Trump’s attempt to force states to turn over voter data to Musk’s team and federal agencies recalls a similar program from the first Trump administration, a commission on “election integrity” led by Kris Kobach, who is now the Kansas attorney general.


The commission sought data from all 50 states, but 44 of them refused to comply. The Republican secretary of state in Mississippi told the commission to “go jump in the Gulf of Mexico.”


What is the potential impact on voters and elections?


If the full order were to stand, it could potentially disenfranchise millions of Americans and cost state and local governments millions of dollars.


About 21.3 million people do not have proof of citizenship readily available, according to a 2023 study by the Brennan Center for Justice, a voting rights and democracy group. Nearly 4 million people do not have the documents at all because they were lost, destroyed or stolen. The executive order does not directly mention birth certificates to prove citizenship.

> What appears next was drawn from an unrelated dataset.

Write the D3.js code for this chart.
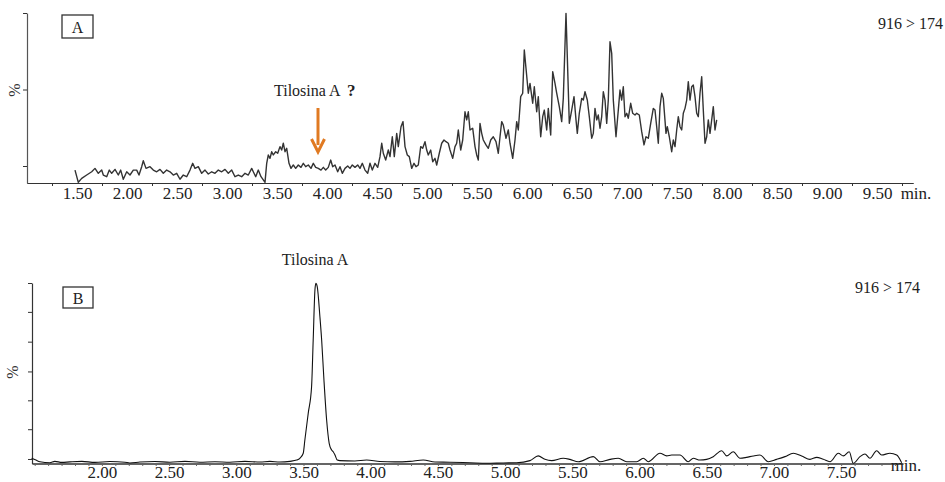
<!DOCTYPE html>
<html><head><meta charset="utf-8">
<script src="https://cdn.jsdelivr.net/npm/d3@7/dist/d3.min.js"></script>
<style>
body{margin:0;background:#fff;}
svg{display:block;font-family:"Liberation Serif","Times New Roman",serif;}
</style></head>
<body><svg id="c" width="945" height="482"></svg>
<script>
// ---- data ----
const panelLabels = ["A", "B"];
const transitionLabel = "916 > 174";
const compoundLabel = "Tilosina A";
const topTickLabels = [1.5,2.0,2.5,3.0,3.5,4.0,4.5,5.0,5.5,6.0,6.5,7.0,7.5,8.0,8.5,9.0,9.5];
const bottomTickLabels = [2.0,2.5,3.0,3.5,4.0,4.5,5.0,5.5,6.0,6.5,7.0,7.5];
const topYTicks = [100, 55, 10];
const bottomYTicks = [100, 84, 67.5, 51, 35, 19, 2.5];
// top chromatogram (A): [time (min), intensity %]
const topSeries = [[1.48,7.6],[1.513,0.4],[1.547,2.7],[1.597,4.7],[1.647,6.6],[1.68,8.6],[1.713,5.7],[1.747,7.6],[1.763,4.7],[1.797,3.7],[1.823,7.6],[1.847,5.7],[1.88,8.0],[1.913,4.7],[1.937,7.6],[1.963,2.2],[1.997,6.6],[2.03,4.7],[2.063,7.6],[2.097,7.6],[2.12,4.7],[2.147,9.6],[2.163,13.1],[2.19,8.6],[2.23,9.6],[2.263,7.6],[2.297,6.6],[2.33,8.0],[2.363,5.7],[2.397,7.6],[2.43,6.6],[2.463,4.7],[2.497,5.7],[2.53,2.2],[2.563,4.7],[2.597,3.7],[2.63,7.6],[2.657,11.6],[2.68,8.6],[2.713,9.6],[2.747,5.7],[2.78,7.6],[2.813,5.3],[2.847,6.6],[2.88,5.7],[2.913,7.6],[2.947,6.6],[2.98,8.0],[3.013,5.7],[3.047,7.6],[3.08,3.7],[3.113,4.7],[3.147,3.7],[3.18,5.7],[3.213,4.7],[3.247,8.6],[3.263,6.6],[3.287,3.7],[3.313,7.6],[3.34,3.7],[3.363,1.8],[3.38,0.4],[3.397,11.6],[3.413,16.5],[3.43,14.5],[3.447,18.4],[3.463,16.5],[3.487,18.4],[3.507,17.5],[3.53,21.4],[3.547,19.4],[3.563,23.4],[3.58,18.4],[3.597,20.4],[3.62,11.6],[3.64,8.6],[3.663,10.6],[3.687,8.6],[3.713,10.6],[3.74,9.2],[3.763,11.6],[3.787,9.6],[3.813,10.6],[3.84,8.6],[3.863,11.6],[3.887,9.2],[3.913,8.6],[3.94,7.6],[3.963,9.2],[3.987,7.6],[4.013,9.2],[4.037,13.5],[4.057,9.6],[4.08,10.6],[4.107,6.6],[4.13,9.6],[4.153,5.7],[4.18,8.6],[4.207,10.0],[4.23,8.6],[4.253,10.6],[4.28,9.2],[4.307,10.6],[4.33,8.6],[4.353,11.6],[4.38,7.6],[4.407,5.7],[4.43,11.6],[4.453,7.6],[4.48,11.6],[4.507,9.2],[4.53,15.5],[4.547,23.4],[4.563,17.5],[4.587,13.5],[4.613,19.4],[4.63,15.5],[4.653,27.2],[4.673,15.5],[4.697,29.2],[4.713,21.4],[4.74,33.1],[4.76,36.1],[4.78,21.4],[4.803,16.5],[4.823,15.5],[4.847,8.6],[4.87,11.6],[4.89,9.6],[4.913,10.6],[4.937,21.4],[4.957,20.4],[4.98,24.3],[4.997,19.4],[5.013,16.5],[5.037,19.4],[5.057,12.5],[5.08,14.5],[5.097,10.6],[5.123,17.5],[5.147,23.4],[5.17,25.3],[5.19,24.3],[5.213,23.4],[5.23,19.4],[5.257,14.5],[5.28,21.4],[5.297,23.4],[5.313,31.2],[5.337,19.4],[5.357,25.3],[5.38,41.9],[5.397,37.1],[5.413,41.9],[5.43,31.2],[5.457,32.2],[5.48,21.4],[5.497,16.5],[5.513,13.5],[5.53,35.1],[5.547,29.2],[5.563,25.3],[5.59,22.4],[5.613,20.4],[5.637,25.3],[5.663,27.2],[5.69,24.3],[5.713,17.5],[5.73,27.2],[5.747,36.1],[5.763,34.1],[5.79,26.3],[5.813,31.2],[5.83,23.4],[5.857,14.5],[5.88,25.3],[5.897,36.1],[5.913,31.2],[5.937,50.8],[5.957,52.8],[5.973,78.2],[5.99,67.5],[6.013,52.8],[6.03,58.6],[6.057,46.9],[6.073,56.6],[6.097,41.9],[6.113,50.8],[6.137,27.2],[6.157,39.0],[6.173,42.9],[6.197,31.2],[6.213,43.9],[6.237,28.2],[6.257,65.5],[6.28,58.6],[6.297,52.8],[6.323,44.9],[6.347,36.1],[6.363,49.8],[6.39,99.8],[6.423,35.1],[6.447,42.9],[6.47,50.8],[6.49,37.1],[6.503,29.2],[6.523,41.0],[6.547,49.8],[6.563,48.8],[6.58,53.7],[6.603,48.8],[6.623,39.0],[6.647,26.3],[6.663,29.2],[6.68,43.9],[6.697,37.1],[6.713,40.0],[6.73,32.2],[6.747,39.0],[6.763,53.7],[6.78,48.8],[6.797,35.1],[6.813,48.8],[6.83,83.1],[6.847,76.3],[6.863,48.8],[6.89,27.2],[6.913,42.9],[6.93,54.7],[6.947,48.8],[6.963,56.6],[6.98,39.0],[6.997,41.0],[7.013,38.1],[7.037,46.9],[7.057,41.0],[7.08,40.0],[7.097,41.0],[7.123,40.0],[7.147,30.2],[7.17,22.4],[7.19,27.2],[7.213,26.3],[7.237,35.1],[7.263,43.9],[7.28,42.9],[7.297,33.1],[7.313,23.4],[7.33,44.9],[7.347,52.8],[7.363,49.8],[7.39,29.2],[7.403,33.1],[7.423,27.2],[7.447,18.4],[7.463,25.3],[7.48,21.4],[7.497,31.2],[7.513,39.0],[7.53,33.1],[7.547,31.2],[7.563,41.0],[7.58,43.9],[7.597,48.8],[7.613,59.6],[7.63,48.8],[7.647,56.6],[7.663,57.6],[7.68,50.8],[7.697,41.0],[7.713,39.0],[7.73,52.8],[7.747,62.5],[7.763,42.9],[7.78,23.4],[7.797,27.2],[7.813,37.1],[7.83,29.2],[7.847,37.1],[7.863,44.9],[7.88,31.2],[7.897,37.1]];
// bottom chromatogram (B): [time (min), intensity %]
const bottomSeries = [[1.477,2.9],[1.509,1.9],[1.539,1.0],[1.613,0.4],[1.65,1.2],[1.702,0.6],[1.762,0.9],[1.851,1.2],[1.948,0.6],[2.06,1.1],[2.171,0.7],[2.208,0.3],[2.283,0.8],[2.394,1.1],[2.506,0.7],[2.618,1.2],[2.729,0.7],[2.841,1.0],[2.952,0.7],[3.064,1.2],[3.176,0.8],[3.25,1.2],[3.324,0.8],[3.399,1.2],[3.449,1.9],[3.473,2.9],[3.498,5.7],[3.51,13.0],[3.535,27.8],[3.56,42.5],[3.572,68.4],[3.585,96.1],[3.592,99.8],[3.602,98.0],[3.622,81.3],[3.635,68.4],[3.652,46.3],[3.672,24.1],[3.691,11.2],[3.709,7.5],[3.721,6.5],[3.734,4.7],[3.751,1.9],[3.771,1.6],[3.882,1.4],[3.97,1.9],[4.068,1.1],[4.18,0.9],[4.292,1.2],[4.391,1.9],[4.478,0.8],[4.589,0.7],[4.738,0.4],[4.862,0.1],[4.986,0.3],[5.085,0.4],[5.185,1.6],[5.246,4.2],[5.296,2.3],[5.346,1.6],[5.432,2.9],[5.482,2.3],[5.544,1.0],[5.656,3.8],[5.705,1.0],[5.78,2.3],[5.842,2.9],[5.905,1.0],[5.979,1.0],[6.028,2.9],[6.065,1.0],[6.152,5.7],[6.202,4.2],[6.239,4.7],[6.301,4.7],[6.362,1.0],[6.4,2.9],[6.449,1.9],[6.499,2.3],[6.548,3.8],[6.611,7.1],[6.648,4.2],[6.697,6.5],[6.747,2.9],[6.796,3.4],[6.846,4.2],[6.896,4.7],[6.958,1.0],[7.02,2.3],[7.082,3.8],[7.144,5.7],[7.206,4.2],[7.268,2.3],[7.318,3.4],[7.367,2.3],[7.417,1.0],[7.479,5.7],[7.516,4.2],[7.56,6.5],[7.59,0.1],[7.64,3.8],[7.677,5.3],[7.714,2.9],[7.764,7.1],[7.801,4.7],[7.863,5.7],[7.913,4.7],[7.95,0.4]];
const arrowTime = 3.91;

// ---- drawing ----
const svg = d3.select("#c");
const axisColor = "#333";
const font = '"Liberation Serif","Times New Roman",serif';

function styleAxis(g){
  g.selectAll("path.domain").attr("stroke", axisColor).attr("stroke-width", 1.2);
  g.selectAll(".tick line").attr("stroke", axisColor);
  g.selectAll("text").attr("fill", "#222").attr("font-size", 17).attr("font-family", font);
}

// Panel A
const xA = d3.scaleLinear().domain([1.0, 9.86]).range([27, 913]);
const yA = d3.scaleLinear().domain([0, 100]).range([183, 13]);

const gAx = svg.append("g").attr("transform", "translate(0,183)")
  .call(d3.axisBottom(xA).tickValues(topTickLabels).tickFormat(d3.format(".2f")).tickSize(0).tickPadding(4).tickSizeOuter(0));
styleAxis(gAx);
const gAxm = svg.append("g").attr("transform", "translate(0,183)")
  .call(d3.axisBottom(xA).tickValues(d3.range(1.25, 9.8, 0.5)).tickFormat("").tickSize(3).tickSizeOuter(0));
styleAxis(gAxm);
const gAy = svg.append("g").attr("transform", "translate(27,0)")
  .call(d3.axisLeft(yA).tickValues(topYTicks).tickFormat("").tickSize(4).tickSizeOuter(0));
styleAxis(gAy);
gAy.selectAll("path.domain").attr("stroke", "#555");

svg.append("path").datum(topSeries)
  .attr("fill", "none").attr("stroke", "#333").attr("stroke-width", 1.4).attr("stroke-linejoin", "round")
  .attr("d", d3.line().x(d => xA(d[0])).y(d => yA(d[1])));

// Panel B
const xB = d3.scaleLinear().domain([1.48, 7.96]).range([32, 903]);
const yB = d3.scaleLinear().domain([0, 100]).range([463.5, 283]);

const gBx = svg.append("g").attr("transform", "translate(0,463.5)")
  .call(d3.axisBottom(xB).tickValues(bottomTickLabels).tickFormat(d3.format(".2f")).tickSize(0).tickPadding(2.5).tickSizeOuter(0));
styleAxis(gBx);
const gBxm = svg.append("g").attr("transform", "translate(0,463.5)")
  .call(d3.axisBottom(xB).tickValues(d3.range(1.5, 7.96, 0.1)).tickFormat("").tickSize(2.5).tickSizeOuter(0));
styleAxis(gBxm);
gBxm.selectAll(".tick line").attr("stroke", "#666");
const gBy = svg.append("g").attr("transform", "translate(32,0)")
  .call(d3.axisLeft(yB).tickValues(bottomYTicks).tickFormat("").tickSize(4).tickSizeOuter(0));
styleAxis(gBy);

svg.append("path").datum(bottomSeries)
  .attr("fill", "none").attr("stroke", "#111").attr("stroke-width", 1.1)
  .attr("d", d3.line().curve(d3.curveMonotoneX).x(d => xB(d[0])).y(d => yB(d[1])));

// texts
function txt(x, y, s, opts = {}){
  return svg.append("text").attr("x", x).attr("y", y).text(s)
    .attr("font-family", font).attr("font-size", opts.size || 16)
    .attr("fill", opts.fill || "#222")
    .attr("text-anchor", opts.anchor || "start")
    .attr("font-weight", opts.weight || "normal");
}
txt(916, 199, "min.", {anchor: "middle", size: 17});
txt(906, 471, "min.", {anchor: "middle", size: 17});
svg.append("text").attr("transform", "translate(20,90) rotate(-90)").attr("text-anchor", "middle")
  .attr("font-family", font).attr("font-size", 16).attr("fill", "#333").text("%");
svg.append("text").attr("transform", "translate(18,372) rotate(-90)").attr("text-anchor", "middle")
  .attr("font-family", font).attr("font-size", 16).attr("fill", "#333").text("%");
svg.append("rect").attr("x", 62).attr("y", 15).attr("width", 31).attr("height", 23)
  .attr("fill", "none").attr("stroke", "#333").attr("stroke-width", 1.3);
txt(77.5, 33, panelLabels[0], {anchor: "middle"});
svg.append("rect").attr("x", 63).attr("y", 287).attr("width", 30).attr("height", 21)
  .attr("fill", "none").attr("stroke", "#333").attr("stroke-width", 1.3);
txt(78, 304, panelLabels[1], {anchor: "middle"});
txt(943, 29, transitionLabel, {anchor: "end"});
txt(920, 293, transitionLabel, {anchor: "end"});
txt(274, 96, compoundLabel);
txt(347, 96, "?", {weight: "bold", size: 17});
txt(315, 265, compoundLabel, {anchor: "middle"});
const ax = xA(arrowTime);
svg.append("line").attr("x1", ax).attr("x2", ax).attr("y1", 108).attr("y2", 145)
  .attr("stroke", "#e07a22").attr("stroke-width", 3);
svg.append("path").attr("d", `M${ax-6.5},${139} L${ax},${152} L${ax+6.5},${139}`)
  .attr("fill", "none").attr("stroke", "#e07a22").attr("stroke-width", 3).attr("stroke-linejoin", "miter");
</script>
</body></html>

It is also unclear whether women who have changed their surname after marriage will face new hurdles in proving their citizenship.


The order could also lead election officials to throw out sizable numbers of ballots that arrive after Election Day. For example, in Nevada’s two largest counties in the 2022 general election, about 45,000 ballots arrived after Election Day and were counted, according to state data. In Washington state, Kim Wyman, a Republican former secretary of state, estimated that “about a third of the ballots in any given election” arrived on the Wednesday or Thursday after Election Day.


The order could put states in deep budget holes, as well. Many states, including the battlegrounds of Georgia and Pennsylvania, use voting machines with bar codes or QR codes. Replacing them would cost millions of dollars that the order does not provide.